Responsible play and bonus discipline
All Slots provides responsible gambling tools, including deposit limits and self-control features that matter more than most players admit. Bonus play can distort judgment because it creates a sense of urgency: one more spin, one more top-up, one more session before the timer runs out. That pressure is exactly why limits are useful. A good bonus should never force you to play beyond your comfort zone.
For New Zealand players, safer play means using the tools before you need them. Set limits early, choose a bankroll that you can genuinely afford to spend, and avoid treating the bonus as guaranteed value. If you want structured help with gambling control in New Zealand, the national support ecosystem includes Gambling Helpline NZ and the Problem Gambling Foundation. Those resources are relevant when bonus play stops being entertainment and starts feeling like pressure.
In practice, the best routine is simple: verify the terms, choose the right game type, keep your bet size inside the cap, track your progress, and stop if the promotion stops making sense.
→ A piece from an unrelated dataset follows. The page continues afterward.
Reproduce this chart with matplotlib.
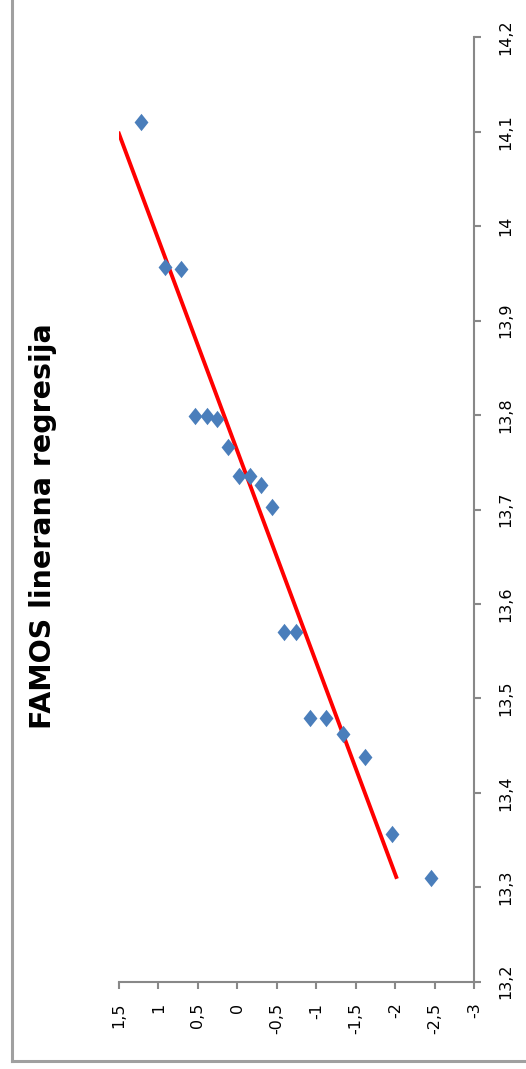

That is the difference between using a bonus and being used by it.
Is the All Slots bonus good for all game types?
No. It is most likely to suit pokie players. If you prefer blackjack, roulette, or video poker, the contribution rules may make the offer much less efficient.
What is the most common mistake with casino bonuses?
Exceeding the maximum bet while a bonus is active is one of the biggest avoidable errors. Missing the expiry window is another common problem.
Should I take a bonus just because it is offered?
No. The better question is whether the wagering, time limit, and eligible games match your play style. If they do not, skipping the bonus may be the smarter move.
Does a long-standing brand guarantee good bonus value?
Not necessarily. Longevity can suggest operational stability, but bonus value still depends on the current terms, game weighting, and your own bankroll discipline.